* begin SUPPLIED DATA *
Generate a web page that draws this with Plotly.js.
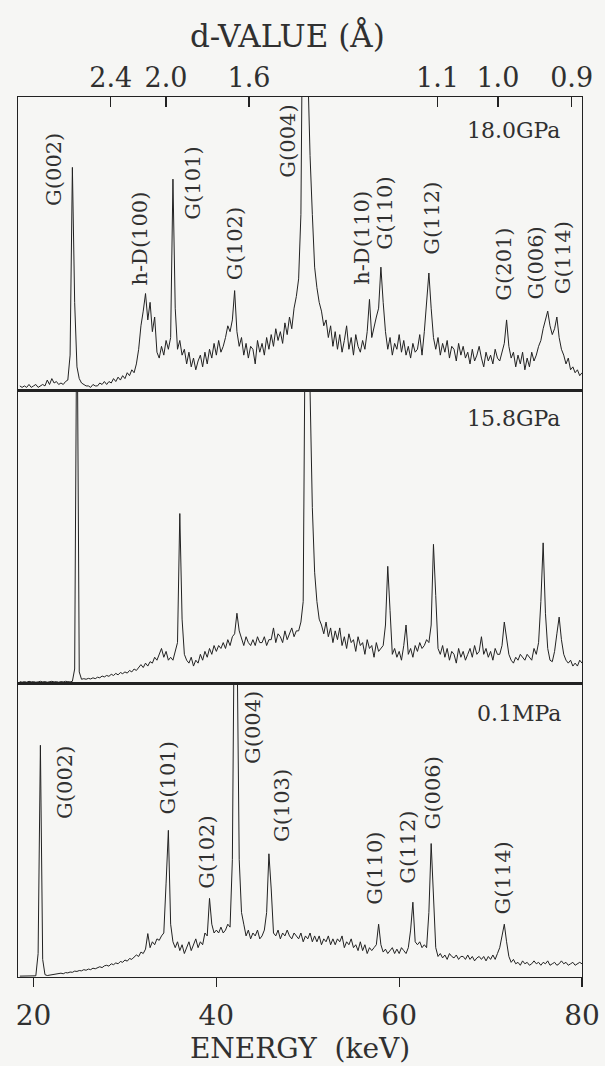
<!DOCTYPE html>
<html>
<head>
<meta charset="utf-8">
<script src="https://cdn.plot.ly/plotly-3.0.1.min.js"></script>
<style>
  html, body { margin: 0; padding: 0; background: #f6f6f4; }
  #chart { width: 605px; height: 1066px; }
</style>
</head>
<body>
<div id="chart"></div>
<script>
// Channel energies (keV)
const energy = [18.5,18.75,
19,19.25,19.5,19.75,20,20.25,20.5,20.75,21,21.25,21.5,21.75,22,22.25,22.5,22.75,23,23.25,23.5,23.75,
24,24.25,24.5,24.75,25,25.25,25.5,25.75,26,26.25,26.5,26.75,27,27.25,27.5,27.75,28,28.25,28.5,28.75,
29,29.25,29.5,29.75,30,30.25,30.5,30.75,31,31.25,31.5,31.75,32,32.25,32.5,32.75,33,33.25,33.5,33.75,
34,34.25,34.5,34.75,35,35.25,35.5,35.75,36,36.25,36.5,36.75,37,37.25,37.5,37.75,38,38.25,38.5,38.75,
39,39.25,39.5,39.75,40,40.25,40.5,40.75,41,41.25,41.5,41.75,42,42.25,42.5,42.75,43,43.25,43.5,43.75,
44,44.25,44.5,44.75,45,45.25,45.5,45.75,46,46.25,46.5,46.75,47,47.25,47.5,47.75,48,48.25,48.5,48.75,
49,49.25,49.5,49.75,50,50.25,50.5,50.75,51,51.25,51.5,51.75,52,52.25,52.5,52.75,53,53.25,53.5,53.75,
54,54.25,54.5,54.75,55,55.25,55.5,55.75,56,56.25,56.5,56.75,57,57.25,57.5,57.75,58,58.25,58.5,58.75,
59,59.25,59.5,59.75,60,60.25,60.5,60.75,61,61.25,61.5,61.75,62,62.25,62.5,62.75,63,63.25,63.5,63.75,
64,64.25,64.5,64.75,65,65.25,65.5,65.75,66,66.25,66.5,66.75,67,67.25,67.5,67.75,68,68.25,68.5,68.75,
69,69.25,69.5,69.75,70,70.25,70.5,70.75,71,71.25,71.5,71.75,72,72.25,72.5,72.75,73,73.25,73.5,73.75,
74,74.25,74.5,74.75,75,75.25,75.5,75.75,76,76.25,76.5,76.75,77,77.25,77.5,77.75,78,78.25,78.5,78.75,
79,79.25,79.5,79.75,80];

// Intensity (% of panel height) — 18.0 GPa
const int18GPa = [1.5,1,
1.5,1,2,1,
1.5,2,1,1.5,
2,1.5,3.5,2,
4,2.5,3,2,
2.5,2,3,3.5,
12,76,30,8,
4,2.5,2,1.5,
1.5,1,2,1.5,
1.5,2.5,2,3,
2,3,2.5,4,
3,4.5,3.5,5,
4,6,5,7,
6,9,14,22,
27,33,24,30,
20,25,13,11,
15,12,17,14,
18,72,28,14,
17,12,14,9,
13,8,11,7,
10,12,8,13,
9,14,11,16,
12,17,13,15,
18,22,20,24,
34,20,15,18,
12,16,11,15,
14,9,17,13,
16,12,18,14,
19,15,21,17,
20,16,23,19,
25,21,28,32,
38,60,160,160,
110,80,60,42,
35,30,27,22,
24,18,22,15,
20,14,19,13,
17,22,14,18,
12,19,15,13,
17,14,20,31,
18,22,25,28,
42,30,20,14,
18,12,16,14,
19,13,17,12,
15,11,16,13,
14,19,12,20,
30,40,28,18,
14,18,12,16,
13,17,11,15,
14,10,16,12,
15,11,13,9,
14,10,12,15,
11,8,13,10,
12,9,14,11,
10,13,16,24,
15,11,13,8,
12,9,13,7,
11,8,13,10,
12,15,17,21,
24,27,22,19,
21,25,18,14,
12,9,11,7,
8,6,7,5,
6];

// Intensity (% of panel height) — 15.8 GPa
const int158GPa = [0.7,0.5,
0.7,0.5,0.8,0.6,
0.7,0.5,0.6,0.8,
0.6,0.7,0.5,0.7,
0.8,0.6,0.7,0.5,
0.7,0.6,0.8,0.7,
0.6,0.8,5,140,
4,1.5,1.7,1.5,
1.8,1.6,2,1.7,
2.2,2,2.6,2.3,
2.8,2.5,3.2,2.8,
3.5,3,3.8,3.4,
4,3.6,4.5,4,
5,4.5,5.5,6.5,
5.5,7,6,7.5,
7,9,8,10,
12,9,11,8,
9,8,11,14,
58,22,10,8,
7,9,6,8,
7,10,8,11,
9,12,10,13,
11,13,12,14,
12,15,13,16,
17,24,18,15,
13,16,14,13,
15,13,16,14,
14,16,13,15,
15,19,14,17,
16,14,18,15,
17,19,16,18,
18,21,28,140,
140,100,60,38,
28,22,20,17,
21,16,19,14,
18,15,19,13,
16,12,17,14,
15,11,16,13,
14,10,15,12,
13,9,14,11,
12,13,20,40,
25,10,12,9,
11,8,13,20,
10,12,9,13,
11,14,12,13,
15,14,20,47.5,
30,12,10,13,
9,12,8,11,
10,7,12,9,
11,8,10,12,
9,13,10,11,
16,10,12,9,
11,8,12,10,
10,13,21,15,
10,8,7,9,
8,10,9,8,
10,9,8,12,
10,14,28,48,
24,12,8,7.5,
11,17,22.7,15,
10,8,7,8,
6,7,6,8,
7];

// Intensity (% of panel height) — 0.1 MPa
const int01MPa = [0.3,0.3,
0.4,0.3,0.3,0.4,
0.3,0.4,8,79,
6,0.8,0.5,0.6,
0.8,1,0.9,1.2,
1.3,1.1,1.5,1.4,
1.7,1.6,2,1.9,
2.2,2.1,2.5,2.3,
2.7,2.5,3,2.8,
3.2,3.5,3.2,3.8,
4,3.7,4.5,4.2,
4.8,4.5,5.3,5,
5.8,5.4,6.3,6,
6.8,7.5,7,8.5,
8,9.5,14.8,10,
12,11,13,12.5,
14,15,32,50,
18,12,10,12,
9,11,8,10,
12,9,11,13,
10,12,11,15,
14,26.8,18,15,
16,15,17,15,
16,18,17,40,
140,120,40,22,
18,14,16,13,
15,14,16,13,
14,16,22,42,
30,15,14,16,
13,15,14,16,
14,13,15,14,
13,15,12,14,
13,15,12,14,
12,14,11,13,
12,14,11,13,
11,13,12,14,
10,12,11,13,
10,11,9,12,
9,11,8,10,
9,10,11,18,
11,8.5,9.5,8,
9,10,8,9.5,
8,10,9,8,
10,16,25.5,12,
11,12,10,11,
10,22,45.5,28,
10,7,8,6.5,
7.5,6,8,7,
6.5,7.5,6,7,
7,6,7.5,6,
7,5.5,6.5,7,
6,7,5.5,7,
6,7.5,6,8,
10,14,18,12,
7,5,6,4.5,
5,4,5.5,4.5,
5,4,4.5,5.5,
4.5,5,4,5,
4.5,5.5,4,4.5,
5,4,4.5,5.5,
4.5,5,4,4.5,
5,4,4.5,5,
4.5];

// Axis ticks
const energyTicks = [20, 40, 60, 80];
const dValues = [2.4, 2.0, 1.6, 1.1, 1.0, 0.9];
const dLabels = ['2.4', '2.0', '1.6', '1.1', '1.0', '0.9'];

// Panel labels
const panelNames = ['18.0GPa', '15.8GPa', '0.1MPa'];
const topPeakNames = ['G(002)', 'h-D(100)', 'G(101)', 'G(102)', 'G(004)', 'h-D(110)', 'G(110)', 'G(112)', 'G(201)', 'G(006)', 'G(114)'];
const bottomPeakNames = ['G(002)', 'G(101)', 'G(102)', 'G(004)', 'G(103)', 'G(110)', 'G(112)', 'G(006)', 'G(114)'];

// energy-dispersive calibration E = k/d + c for the d-value axis (top panel)
const calK = 72.6, calC = -1.8;
const dTickPos = dValues.map(d => calK / d + calC);

const FONT = 'DejaVu Serif';
const INK = '#303030';
const LINE = '#222222';

// layout placement of peak labels [energy, height%]
const topPeakPos = [[22.26,75.2],[31.63,51.7],[37.35,70.5],[41.98,50],[47.8,85],[55.85,52.1],[58.5,60.4],[63.56,58.7],[71.49,42.9],[75.02,43.4],[77.88,45.2]];
const bottomPeakPos = [[23.44,66.5],[34.71,67.7],[38.98,42.4],[44.01,84.9],[47.18,58.6],[57.36,36.9],[60.97,44.1],[63.7,62.6],[71.36,33.6]];

const traceStyle = {mode: 'lines', line: {color: LINE, width: 1}, hoverinfo: 'skip', showlegend: false};
const data = [
  Object.assign({x: energy, y: int18GPa, xaxis: 'x3', yaxis: 'y3'}, traceStyle),
  Object.assign({x: energy, y: int158GPa, xaxis: 'x2', yaxis: 'y2'}, traceStyle),
  Object.assign({x: energy, y: int01MPa, xaxis: 'x', yaxis: 'y'}, traceStyle)
];

const annotations = [];
topPeakNames.forEach((t, i) => annotations.push({
  text: t, x: topPeakPos[i][0], y: topPeakPos[i][1], xref: 'x3', yref: 'y3',
  textangle: -90, showarrow: false, font: {family: FONT, size: 21, color: INK}
}));
bottomPeakNames.forEach((t, i) => annotations.push({
  text: t, x: bottomPeakPos[i][0], y: bottomPeakPos[i][1], xref: 'x', yref: 'y',
  textangle: -90, showarrow: false, font: {family: FONT, size: 21, color: INK}
}));
const panelRefs = [['x3','y3',88.6],['x2','y2',90.5],['x','y',89.7]];
panelNames.forEach((t, i) => annotations.push({
  text: t, x: 77.9, y: panelRefs[i][2], xref: panelRefs[i][0], yref: panelRefs[i][1],
  xanchor: 'right', yanchor: 'middle', showarrow: false, font: {family: FONT, size: 22, color: INK}
}));

const xr = [18.3, 80];
const frameX = {range: xr, showline: true, mirror: true, linecolor: LINE, linewidth: 1.2,
  showgrid: false, zeroline: false, fixedrange: true};
const frameY = {range: [0, 100], showline: true, mirror: true, linecolor: LINE, linewidth: 1.2,
  showgrid: false, zeroline: false, ticks: '', showticklabels: false, fixedrange: true};

const layout = {
  width: 605, height: 1066,
  margin: {l: 18, r: 23, t: 97, b: 89},
  paper_bgcolor: '#f6f6f4', plot_bgcolor: '#f6f6f4',
  font: {family: FONT, color: INK},
  title: {text: 'd-VALUE (\u00c5)', font: {family: FONT, size: 31, color: INK},
    x: 289/605, xanchor: 'center', xref: 'paper', y: 1 - 36/1066, yanchor: 'middle', yref: 'container'},
  xaxis: Object.assign({}, frameX, {anchor: 'y', tickvals: energyTicks, ticktext: energyTicks.map(String),
    ticks: 'outside', ticklen: 9, tickwidth: 1.3, tickcolor: LINE, ticklabelstandoff: 4,
    tickfont: {family: FONT, size: 28, color: INK},
    title: {text: 'ENERGY\u00a0\u00a0(keV)', font: {family: FONT, size: 28, color: INK}, standoff: 4}}),
  xaxis2: Object.assign({}, frameX, {anchor: 'y2', ticks: '', showticklabels: false}),
  xaxis3: Object.assign({}, frameX, {anchor: 'y3', ticks: '', showticklabels: false}),
  xaxis4: {range: xr, overlaying: 'x3', anchor: 'y3', side: 'top', showline: false, showgrid: false,
    zeroline: false, fixedrange: true, tickvals: dTickPos, ticktext: dLabels,
    ticks: 'inside', ticklen: 10, tickwidth: 1.4, tickcolor: LINE, ticklabelstandoff: 4,
    tickfont: {family: FONT, size: 27, color: INK}},
  yaxis: Object.assign({}, frameY, {domain: [0, 1/3], anchor: 'x'}),
  yaxis2: Object.assign({}, frameY, {domain: [1/3, 2/3], anchor: 'x2'}),
  yaxis3: Object.assign({}, frameY, {domain: [2/3, 1], anchor: 'x3'}),
  annotations: annotations
};
// empty trace so the d-value axis is drawn
data.push({x: [xr[0]], y: [null], xaxis: 'x4', yaxis: 'y3', mode: 'lines', hoverinfo: 'skip', showlegend: false});

Plotly.newPlot('chart', data, layout, {staticPlot: true, displayModeBar: false});
</script>
</body>
</html>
* end SUPPLIED DATA *
WRITTEN REQUEST
Repeat the lines exactly as they stand, from the opening line of the data through the line with "79,79.25,79.5,79.75,80];". Pictures stay out of the copy.

RESPONSE FOR THIS EXERCISE
Generate a web page that draws this with Plotly.js.
<!DOCTYPE html>
<html>
<head>
<meta charset="utf-8">
<script src="https://cdn.plot.ly/plotly-3.0.1.min.js"></script>
<style>
  html, body { margin: 0; padding: 0; background: #f6f6f4; }
  #chart { width: 605px; height: 1066px; }
</style>
</head>
<body>
<div id="chart"></div>
<script>
// Channel energies (keV)
const energy = [18.5,18.75,
19,19.25,19.5,19.75,20,20.25,20.5,20.75,21,21.25,21.5,21.75,22,22.25,22.5,22.75,23,23.25,23.5,23.75,
24,24.25,24.5,24.75,25,25.25,25.5,25.75,26,26.25,26.5,26.75,27,27.25,27.5,27.75,28,28.25,28.5,28.75,
29,29.25,29.5,29.75,30,30.25,30.5,30.75,31,31.25,31.5,31.75,32,32.25,32.5,32.75,33,33.25,33.5,33.75,
34,34.25,34.5,34.75,35,35.25,35.5,35.75,36,36.25,36.5,36.75,37,37.25,37.5,37.75,38,38.25,38.5,38.75,
39,39.25,39.5,39.75,40,40.25,40.5,40.75,41,41.25,41.5,41.75,42,42.25,42.5,42.75,43,43.25,43.5,43.75,
44,44.25,44.5,44.75,45,45.25,45.5,45.75,46,46.25,46.5,46.75,47,47.25,47.5,47.75,48,48.25,48.5,48.75,
49,49.25,49.5,49.75,50,50.25,50.5,50.75,51,51.25,51.5,51.75,52,52.25,52.5,52.75,53,53.25,53.5,53.75,
54,54.25,54.5,54.75,55,55.25,55.5,55.75,56,56.25,56.5,56.75,57,57.25,57.5,57.75,58,58.25,58.5,58.75,
59,59.25,59.5,59.75,60,60.25,60.5,60.75,61,61.25,61.5,61.75,62,62.25,62.5,62.75,63,63.25,63.5,63.75,
64,64.25,64.5,64.75,65,65.25,65.5,65.75,66,66.25,66.5,66.75,67,67.25,67.5,67.75,68,68.25,68.5,68.75,
69,69.25,69.5,69.75,70,70.25,70.5,70.75,71,71.25,71.5,71.75,72,72.25,72.5,72.75,73,73.25,73.5,73.75,
74,74.25,74.5,74.75,75,75.25,75.5,75.75,76,76.25,76.5,76.75,77,77.25,77.5,77.75,78,78.25,78.5,78.75,
79,79.25,79.5,79.75,80];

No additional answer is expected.